Berimbang, Tegas, Akurat
Indeks

Joko Widodo Tiga Periode?

Robert Bala (Foto: Dok. Istimewa)

Robert Bala

Alumnus Resolusi Konflik Asia Pasifik, Facultad Sciencia Politica Universidad de Complutense Madrid – Spanyol.

Apabila ditanya, apakah bisa mengamandemenkan Pasal 7 Undang-Undang Dasar (UUD) Tahun 1945 agar presiden bisa menjabat 3 periode? Saya kira banyak orang termasuk saya menjawab: Tidak boleh. Di mana-mana di seluruh dunia, masa jabatan presiden itu tidak lewat 2 periode. Bahkan, ada negara  yang hanya membolehkan satu periode saja agar tidak ada pengekalan kekuasaan.
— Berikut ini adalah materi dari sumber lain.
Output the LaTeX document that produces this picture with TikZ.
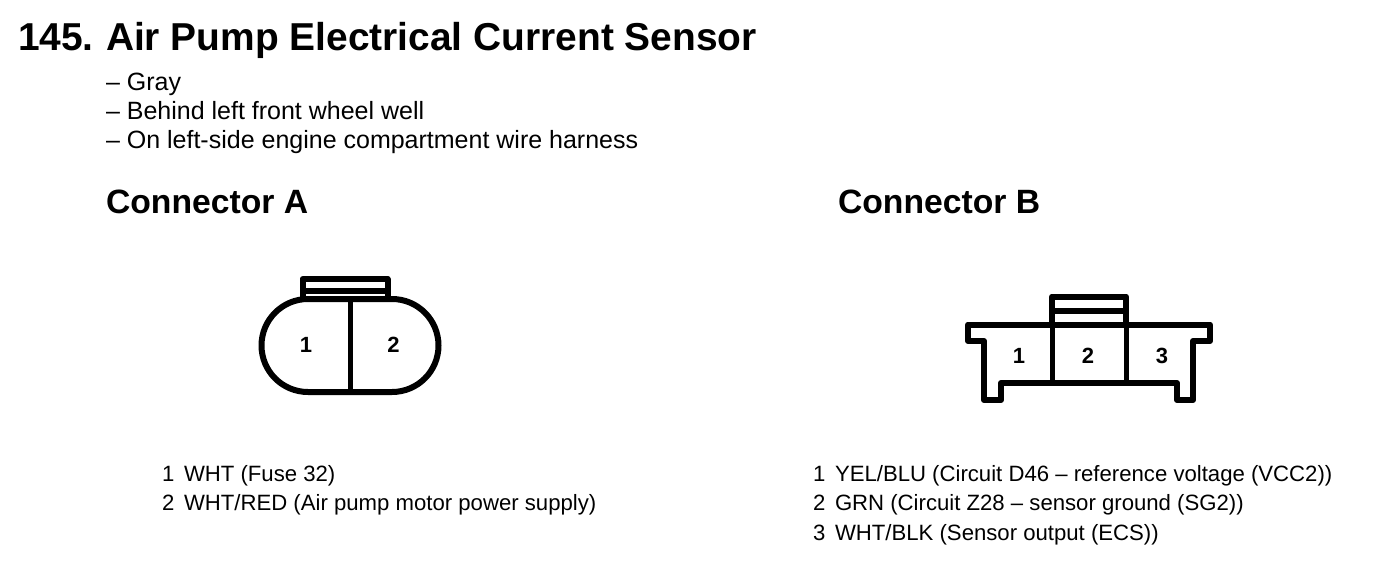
\documentclass[tikz,border=0pt]{standalone}
\usepackage{fontspec}
\setmainfont{Liberation Sans}
\begin{document}
\begin{tikzpicture}[x=1pt,y=-1pt,
  txt/.style={anchor=base west,inner sep=0pt,outer sep=0pt,font=\fontsize{25}{28}\selectfont,text=black},
  head/.style={txt,font=\fontsize{33.7}{38}\selectfont\bfseries},
  title/.style={txt,font=\fontsize{38.9}{42}\selectfont\bfseries},
  pinl/.style={txt,font=\fontsize{22.15}{25}\selectfont},
  pin/.style={anchor=center,inner sep=0pt,font=\fontsize{22}{24}\selectfont\bfseries},
  conn/.style={draw=black,line width=6pt,line join=round}]
\useasboundingbox (0,0) rectangle (1376,576);
\fill[white] (0,0) rectangle (1376,576);
% headings
\node[title] (num) at (18,50) {145.};
\node[title] (ttl) at (106,50) {Air Pump Electrical Current Sensor};
\node[txt] (l1) at (106,90) {– Gray};
\node[txt] (l2) at (106,119) {– Behind left front wheel well};
\node[txt] (l3) at (106,148) {– On left-side engine compartment wire harness};
\node[head] (ca) at (106,213) {Connector A};
\node[head] (cb) at (838,213) {Connector B};
% connector A
\draw[conn] (302.5,299) -- (302.5,279) -- (387.5,279) -- (387.5,299);
\draw[conn] (302.5,290.5) -- (387.5,290.5);
\draw[conn] (308,299) -- (392,299) arc[start angle=-90,end angle=90,radius=46.5] -- (308,392) arc[start angle=90,end angle=270,radius=46.5] -- cycle;
\draw[conn,line width=5pt] (350,299) -- (350,392);
\node[pin] (a1) at (306,344.5) {1};
\node[pin] (a2) at (393.5,344.5) {2};
% connector B
\draw[conn] (1052,324) -- (1052,296.5) -- (1126,296.5) -- (1126,324);
\draw[conn] (1052,311) -- (1126,311);
\draw[conn] (968,324.5) -- (1210,324.5) -- (1210,341) -- (1193,341) -- (1193,400) -- (1177,400) -- (1177,383) -- (1001,383) -- (1001,400) -- (984,400) -- (984,341) -- (968,341) -- cycle;
\draw[conn,line width=5pt] (1052,324) -- (1052,383);
\draw[conn,line width=5pt] (1126,324) -- (1126,383);
\node[pin] (b1) at (1019,355.5) {1};
\node[pin] (b2) at (1088,355.5) {2};
\node[pin] (b3) at (1162,355.5) {3};
% pin lists
\node[pinl] (pa1) at (162,481) {1};
\node[pinl] (pa1t) at (184,481) {WHT (Fuse 32)};
\node[pinl] (pa2) at (162,510) {2};
\node[pinl] (pa2t) at (184,510) {WHT/RED (Air pump motor power supply)};
\node[pinl] (pb1) at (813,481) {1};
\node[pinl] (pb1t) at (835,481) {YEL/BLU (Circuit D46 – reference voltage (VCC2))};
\node[pinl] (pb2) at (813,510) {2};
\node[pinl] (pb2t) at (835,510) {GRN (Circuit Z28 – sensor ground (SG2))};
\node[pinl] (pb3) at (813,540) {3};
\node[pinl] (pb3t) at (835,540) {WHT/BLK (Sensor output (ECS))};
\end{tikzpicture}
\end{document}
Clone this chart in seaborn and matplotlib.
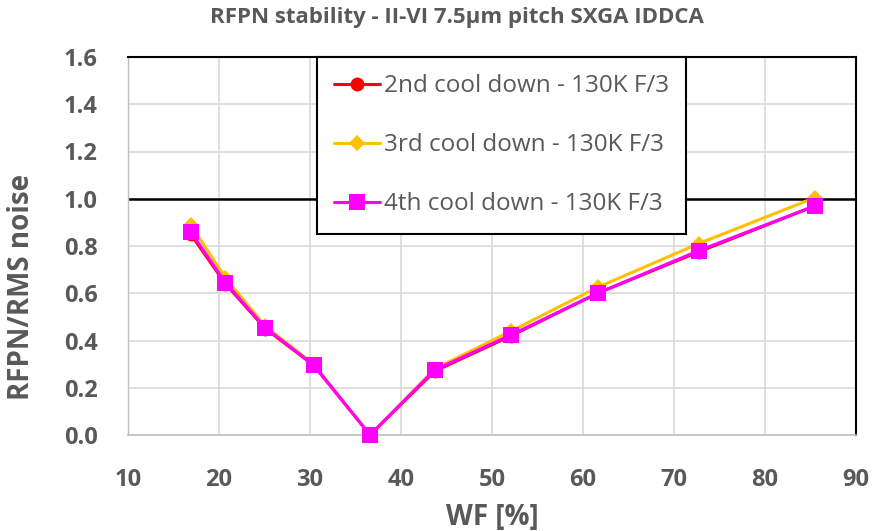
import matplotlib
matplotlib.use("Agg")
import matplotlib.pyplot as plt
import seaborn as sns
import pandas as pd
from matplotlib.lines import Line2D

wf = [16.9, 20.7, 25.1, 30.4, 36.6, 43.7, 52.1, 61.6, 72.7, 85.5]
cd2 = [0.85, 0.64, 0.45, 0.295, 0.0, 0.27, 0.42, 0.60, 0.775, 0.97]
cd3 = [0.89, 0.665, 0.46, 0.30, 0.0, 0.28, 0.44, 0.625, 0.81, 1.005]
cd4 = [0.86, 0.645, 0.453, 0.297, 0.0, 0.275, 0.424, 0.60, 0.78, 0.97]
series_names = ["2nd cool down - 130K F/3", "3rd cool down - 130K F/3", "4th cool down - 130K F/3"]
colors = ["#FF0000", "#FFC000", "#FF00FF"]
markers = ["o", "D", "s"]
xticks = [10, 20, 30, 40, 50, 60, 70, 80, 90]
yticks = [0.0, 0.2, 0.4, 0.6, 0.8, 1.0, 1.2, 1.4, 1.6]

rows = []
for name, vals in zip(series_names, [cd2, cd3, cd4]):
    for x, y in zip(wf, vals):
        rows.append({"WF": x, "val": y, "series": name})
df = pd.DataFrame(rows)

sns.set_style("white")
plt.rcParams["font.family"] = ["Open Sans", "DejaVu Sans"]
gray = "#595959"

fig = plt.figure(figsize=(8.75, 5.31), dpi=100)
ax = fig.add_axes([128/875, 1-435/531, (856-128)/875, (435-57)/531])

sns.lineplot(data=df, x="WF", y="val", hue="series", style="series",
             hue_order=series_names, style_order=series_names,
             palette=colors, markers=dict(zip(series_names, markers)),
             dashes=False, linewidth=2.2, markeredgewidth=0, ax=ax, legend=False,
             zorder=3)
sizes = [10, 8, 11.5]
for line, ms in zip(ax.lines, sizes):
    line.set_markersize(ms)
    line.set_clip_on(False)

ax.set_xlim(10, 90)
ax.set_ylim(0, 1.6)
ax.set_xticks(xticks)
ax.set_yticks(yticks)
ax.set_xticklabels([str(t) for t in xticks])
ax.set_yticklabels([f"{t:.1f}" for t in yticks])
ax.grid(True, color="#D9D9D9", linewidth=1.2, zorder=0)
ax.set_axisbelow(True)
ax.tick_params(axis="x", length=0, labelsize=17, labelcolor=gray, pad=24)
ax.tick_params(axis="y", length=0, labelsize=17, labelcolor=gray, pad=22)
for lab in ax.get_xticklabels() + ax.get_yticklabels():
    lab.set_fontweight("bold")

ax.axhline(1.0, color="black", linewidth=1.8, zorder=2)
ax.spines["top"].set_color("black")
ax.spines["top"].set_linewidth(1.5)
ax.spines["right"].set_color("black")
ax.spines["right"].set_linewidth(1.5)
ax.spines["left"].set_color("#BFBFBF")
ax.spines["left"].set_linewidth(1.0)
ax.spines["bottom"].set_color("#BFBFBF")
ax.spines["bottom"].set_linewidth(1.2)

ax.set_xlabel("WF [%]", fontsize=20, fontweight="bold", color=gray)
ax.xaxis.set_label_coords((492-128)/728, -(517-435)/378)
ax.xaxis.label.set_va("center")
ax.set_ylabel("RFPN/RMS noise", fontsize=20, fontweight="bold", color=gray)
ax.yaxis.set_label_coords(-(128-21)/728, (435-287)/378)
ax.yaxis.label.set_va("center")
fig.text(457/875, 1-18/531, "RFPN stability - II-VI 7.5\u00b5m pitch SXGA IDDCA",
         ha="center", va="center", fontsize=16, fontweight="bold", color=gray)

handles = [Line2D([0], [0], color=c, marker=m, markersize=s, markeredgewidth=0, linewidth=2.2)
           for c, m, s in zip(colors, markers, sizes)]
leg = ax.legend(handles, series_names, loc="upper left", bbox_to_anchor=((317-128)/728, 1.0),
                fontsize=17.5, labelcolor=gray, frameon=True, fancybox=False,
                edgecolor="black", framealpha=1, borderpad=0.7, labelspacing=1.45,
                handlelength=1.9, handletextpad=0.15, borderaxespad=0)
leg.get_frame().set_linewidth(1.5)
leg.set_zorder(5)

fig.savefig("out.png", dpi=100)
Tetapi bila ditanyakan, apakah dengan kondisi Indonesia sekarang ini (membandingkan dengan periode sebelumnya) dan mempertimbangkan kinerja Jokowi, maka apakah bisa diperhitungkan agar Jokowi bisa menjabat 3 periode?

Saya kira terhadap pertanyaan ini banyak orang yang galau. Galau karena ada rasa tidak nyaman, gelisah, sedih, menyesal, dan bingung. Sedih dan gelisah karena seorang figur teruji kepemimpinannya yang hanya ia lakukan demi bangsa dan negara harus ‘tunduk pada perintah UUD. Kita juga sedih karena terbukti nyata apa yang dikerjakan Jokowi selama 7 tahun yang sudah lewat dan barangkali ada kejutan lain di 3 tahun tersisa. Sekadar membantu ingatan kita, total pembangunan tol di era Jokowi hingga 2020 telah mencapai 1.852 km (dibandingkan 212 kilometer yang dibangun SBY selama 10 tahun atau Soeharto dengan 500-an km). Sama sekali tidak ada perbandingannya. Hal itu belum dihitung dengan aneka jembatan. Pada periode 2015-2018, dibangun jembatan sepanjang  41.063 dan masih akan ditambah lagi 10.029 meter hingga 2020.

Sengaja contoh lain tidak mau dikemukakan agar tidak terkesan ‘membesar-besarkan’ apa yang dilakukan oleh Jokowi. Tetapi dengan contoh ini saja kita tersadarkan bahwa memang Jokowi beda. Yang membuatnya beda barangkali karena ia tidak punya beban masa lampau. Ia tidak ‘terikat’ oleh aneka proyek yang memperkaya dirinya dan keluarga. Dia lakukan hanyalah ingin membangun tanpa sekat. Bayangkan saja pembangunan jalan di Papua yang selama ini dibangun seadanya.

Pemindahan ibu kota ke Kalimantan pun tidak bisa dianggap sebagai hal kecil yang bisa dibebankan pada siapapun. Pikiran besar ini tentu hanya bisa dieksekusi oleh orang setipe Jokowi. Itu fakta yang nyaris tertandingi meski di sana sini ada usaha untuk memperkecil ketercapaian itu dengan coba menghadirkan calon lian yang ‘jago kata’ tetapi nyaris punya gebrakan.

Paling jelas dalam diri seorang Jokowi adalah ia sungguh-sungguh seorang ‘eksekutor’. Seorang eksekutor bertugas mengeksekusi program yang telah dicanangkan. Ia tidak butuh waktu lagi untuk ‘berpikir’ atau baca buku (seperti yang orang kritik Jokowi bahwa ia tidak baca buku atau buku yang dibaca adalah komik). Yang dibutuhkan adalah ‘eksekutor’ karena memang dia adalah pejabat eksekutif.

Di negeri ini sudah banyak orang pintar, cerdas, pandai, ‘kutu buku’, dan baca buku yang berat-berat. (Karena itu, sia-sia si Rocky Gerung yang mempertanyakan buku apa yang dibaca oleh Jokowi). Tetapi untuk jadi presiden, kepala negara, atau kepala daerah, kita butuh ‘eksekutor’ yang kemudian kita sapa sebagai ‘eksekutif’. Dia tidak pandai berkata tetapi berbicara melalui aksinya. Inilah yang ditonjolkan Jokowi selama ini.

Beberapa waktu lalu, saya ke Lembata dan Adonara mengunjungi pengungsi. Dengan ringan Jokowi katakan, “kita akan relokasi warga”. Sesederhana itu. Ia tahu ada uang negara (entah kita punya atau pinjam. Yang penting negara harus hadir dalam kondisi itu).